> **EXERCISE DESCRIPTION**
Take every line from the first down to the line with "ax = fig.add_axes([132" and set it down exactly, without the pictures.
──────── MATERIAL PROVIDED ────────
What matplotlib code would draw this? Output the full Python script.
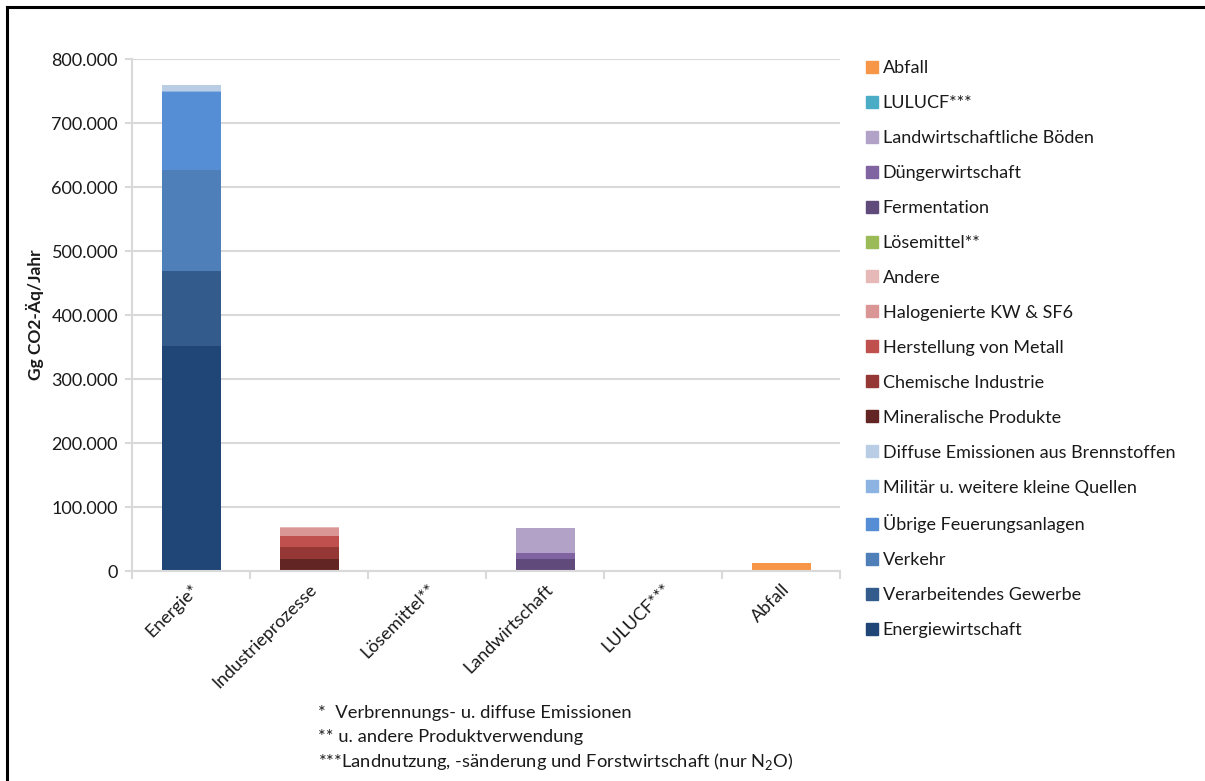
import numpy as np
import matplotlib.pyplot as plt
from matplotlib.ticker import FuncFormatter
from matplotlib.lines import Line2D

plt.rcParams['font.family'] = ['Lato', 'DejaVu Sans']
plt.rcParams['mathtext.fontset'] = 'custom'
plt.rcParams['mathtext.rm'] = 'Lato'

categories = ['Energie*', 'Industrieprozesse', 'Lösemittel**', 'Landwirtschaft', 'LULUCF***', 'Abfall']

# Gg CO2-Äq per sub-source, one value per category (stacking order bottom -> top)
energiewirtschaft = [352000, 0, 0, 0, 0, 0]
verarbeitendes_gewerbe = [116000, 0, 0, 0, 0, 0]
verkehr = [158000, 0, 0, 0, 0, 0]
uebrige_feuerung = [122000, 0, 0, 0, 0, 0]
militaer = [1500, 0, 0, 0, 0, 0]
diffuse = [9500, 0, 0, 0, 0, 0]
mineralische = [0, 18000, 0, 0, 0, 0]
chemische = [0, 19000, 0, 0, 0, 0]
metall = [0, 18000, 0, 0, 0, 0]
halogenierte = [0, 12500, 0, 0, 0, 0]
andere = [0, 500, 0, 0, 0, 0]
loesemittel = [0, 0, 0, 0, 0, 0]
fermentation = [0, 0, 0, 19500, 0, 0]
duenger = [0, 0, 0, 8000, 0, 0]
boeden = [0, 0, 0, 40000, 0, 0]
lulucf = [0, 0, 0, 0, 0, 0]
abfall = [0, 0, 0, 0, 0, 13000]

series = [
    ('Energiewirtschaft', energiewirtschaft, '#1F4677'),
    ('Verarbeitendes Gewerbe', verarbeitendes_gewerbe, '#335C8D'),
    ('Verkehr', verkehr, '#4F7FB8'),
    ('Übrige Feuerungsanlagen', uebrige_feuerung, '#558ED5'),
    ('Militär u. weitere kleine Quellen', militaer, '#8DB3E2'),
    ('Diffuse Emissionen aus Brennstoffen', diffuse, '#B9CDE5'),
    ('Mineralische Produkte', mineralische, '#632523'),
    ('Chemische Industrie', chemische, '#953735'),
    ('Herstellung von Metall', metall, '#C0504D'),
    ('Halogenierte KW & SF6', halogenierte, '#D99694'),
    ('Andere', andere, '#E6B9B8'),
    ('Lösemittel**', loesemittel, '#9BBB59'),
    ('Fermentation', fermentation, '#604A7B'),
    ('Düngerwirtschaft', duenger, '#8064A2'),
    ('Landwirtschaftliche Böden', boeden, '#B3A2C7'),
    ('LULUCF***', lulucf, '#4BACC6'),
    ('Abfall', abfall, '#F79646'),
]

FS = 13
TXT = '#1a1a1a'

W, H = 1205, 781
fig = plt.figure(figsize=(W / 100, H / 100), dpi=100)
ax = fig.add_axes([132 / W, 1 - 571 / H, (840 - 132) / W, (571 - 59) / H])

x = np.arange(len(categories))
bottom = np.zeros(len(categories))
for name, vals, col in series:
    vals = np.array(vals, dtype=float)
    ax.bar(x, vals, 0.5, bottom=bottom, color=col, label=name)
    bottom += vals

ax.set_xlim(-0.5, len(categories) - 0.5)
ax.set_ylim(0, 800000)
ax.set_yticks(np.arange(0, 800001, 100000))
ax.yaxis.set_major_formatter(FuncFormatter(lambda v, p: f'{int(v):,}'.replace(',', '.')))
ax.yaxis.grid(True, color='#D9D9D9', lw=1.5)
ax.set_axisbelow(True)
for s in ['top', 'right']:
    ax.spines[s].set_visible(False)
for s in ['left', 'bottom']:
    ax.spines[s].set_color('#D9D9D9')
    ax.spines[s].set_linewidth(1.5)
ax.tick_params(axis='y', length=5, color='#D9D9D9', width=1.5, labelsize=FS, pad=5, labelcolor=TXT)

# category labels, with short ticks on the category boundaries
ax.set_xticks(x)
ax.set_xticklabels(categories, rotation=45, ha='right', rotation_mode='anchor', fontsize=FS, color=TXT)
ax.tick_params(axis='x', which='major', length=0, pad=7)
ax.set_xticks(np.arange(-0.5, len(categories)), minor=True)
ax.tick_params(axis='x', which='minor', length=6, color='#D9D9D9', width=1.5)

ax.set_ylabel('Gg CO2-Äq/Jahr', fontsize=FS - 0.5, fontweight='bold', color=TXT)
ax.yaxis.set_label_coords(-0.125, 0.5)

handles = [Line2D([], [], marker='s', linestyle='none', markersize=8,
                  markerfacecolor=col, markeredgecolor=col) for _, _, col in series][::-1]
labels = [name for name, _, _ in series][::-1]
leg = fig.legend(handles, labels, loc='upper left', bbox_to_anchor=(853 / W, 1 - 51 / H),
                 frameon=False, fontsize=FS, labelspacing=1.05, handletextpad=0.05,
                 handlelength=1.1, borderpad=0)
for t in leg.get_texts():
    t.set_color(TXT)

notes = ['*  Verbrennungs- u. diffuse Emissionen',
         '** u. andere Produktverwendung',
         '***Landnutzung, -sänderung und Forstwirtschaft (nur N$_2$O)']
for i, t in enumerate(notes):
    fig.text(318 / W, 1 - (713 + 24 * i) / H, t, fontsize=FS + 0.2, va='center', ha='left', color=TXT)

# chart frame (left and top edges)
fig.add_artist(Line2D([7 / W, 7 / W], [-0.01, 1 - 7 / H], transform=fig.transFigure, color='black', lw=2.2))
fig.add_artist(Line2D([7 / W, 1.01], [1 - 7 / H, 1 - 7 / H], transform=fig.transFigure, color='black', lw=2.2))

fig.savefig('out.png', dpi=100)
────────
> **FULL SOLUTION**
What matplotlib code would draw this? Output the full Python script.
import numpy as np
import matplotlib.pyplot as plt
from matplotlib.ticker import FuncFormatter
from matplotlib.lines import Line2D

plt.rcParams['font.family'] = ['Lato', 'DejaVu Sans']
plt.rcParams['mathtext.fontset'] = 'custom'
plt.rcParams['mathtext.rm'] = 'Lato'

categories = ['Energie*', 'Industrieprozesse', 'Lösemittel**', 'Landwirtschaft', 'LULUCF***', 'Abfall']

# Gg CO2-Äq per sub-source, one value per category (stacking order bottom -> top)
energiewirtschaft = [352000, 0, 0, 0, 0, 0]
verarbeitendes_gewerbe = [116000, 0, 0, 0, 0, 0]
verkehr = [158000, 0, 0, 0, 0, 0]
uebrige_feuerung = [122000, 0, 0, 0, 0, 0]
militaer = [1500, 0, 0, 0, 0, 0]
diffuse = [9500, 0, 0, 0, 0, 0]
mineralische = [0, 18000, 0, 0, 0, 0]
chemische = [0, 19000, 0, 0, 0, 0]
metall = [0, 18000, 0, 0, 0, 0]
halogenierte = [0, 12500, 0, 0, 0, 0]
andere = [0, 500, 0, 0, 0, 0]
loesemittel = [0, 0, 0, 0, 0, 0]
fermentation = [0, 0, 0, 19500, 0, 0]
duenger = [0, 0, 0, 8000, 0, 0]
boeden = [0, 0, 0, 40000, 0, 0]
lulucf = [0, 0, 0, 0, 0, 0]
abfall = [0, 0, 0, 0, 0, 13000]

series = [
    ('Energiewirtschaft', energiewirtschaft, '#1F4677'),
    ('Verarbeitendes Gewerbe', verarbeitendes_gewerbe, '#335C8D'),
    ('Verkehr', verkehr, '#4F7FB8'),
    ('Übrige Feuerungsanlagen', uebrige_feuerung, '#558ED5'),
    ('Militär u. weitere kleine Quellen', militaer, '#8DB3E2'),
    ('Diffuse Emissionen aus Brennstoffen', diffuse, '#B9CDE5'),
    ('Mineralische Produkte', mineralische, '#632523'),
    ('Chemische Industrie', chemische, '#953735'),
    ('Herstellung von Metall', metall, '#C0504D'),
    ('Halogenierte KW & SF6', halogenierte, '#D99694'),
    ('Andere', andere, '#E6B9B8'),
    ('Lösemittel**', loesemittel, '#9BBB59'),
    ('Fermentation', fermentation, '#604A7B'),
    ('Düngerwirtschaft', duenger, '#8064A2'),
    ('Landwirtschaftliche Böden', boeden, '#B3A2C7'),
    ('LULUCF***', lulucf, '#4BACC6'),
    ('Abfall', abfall, '#F79646'),
]

FS = 13
TXT = '#1a1a1a'

W, H = 1205, 781
fig = plt.figure(figsize=(W / 100, H / 100), dpi=100)
ax = fig.add_axes([132 / W, 1 - 571 / H, (840 - 132) / W, (571 - 59) / H])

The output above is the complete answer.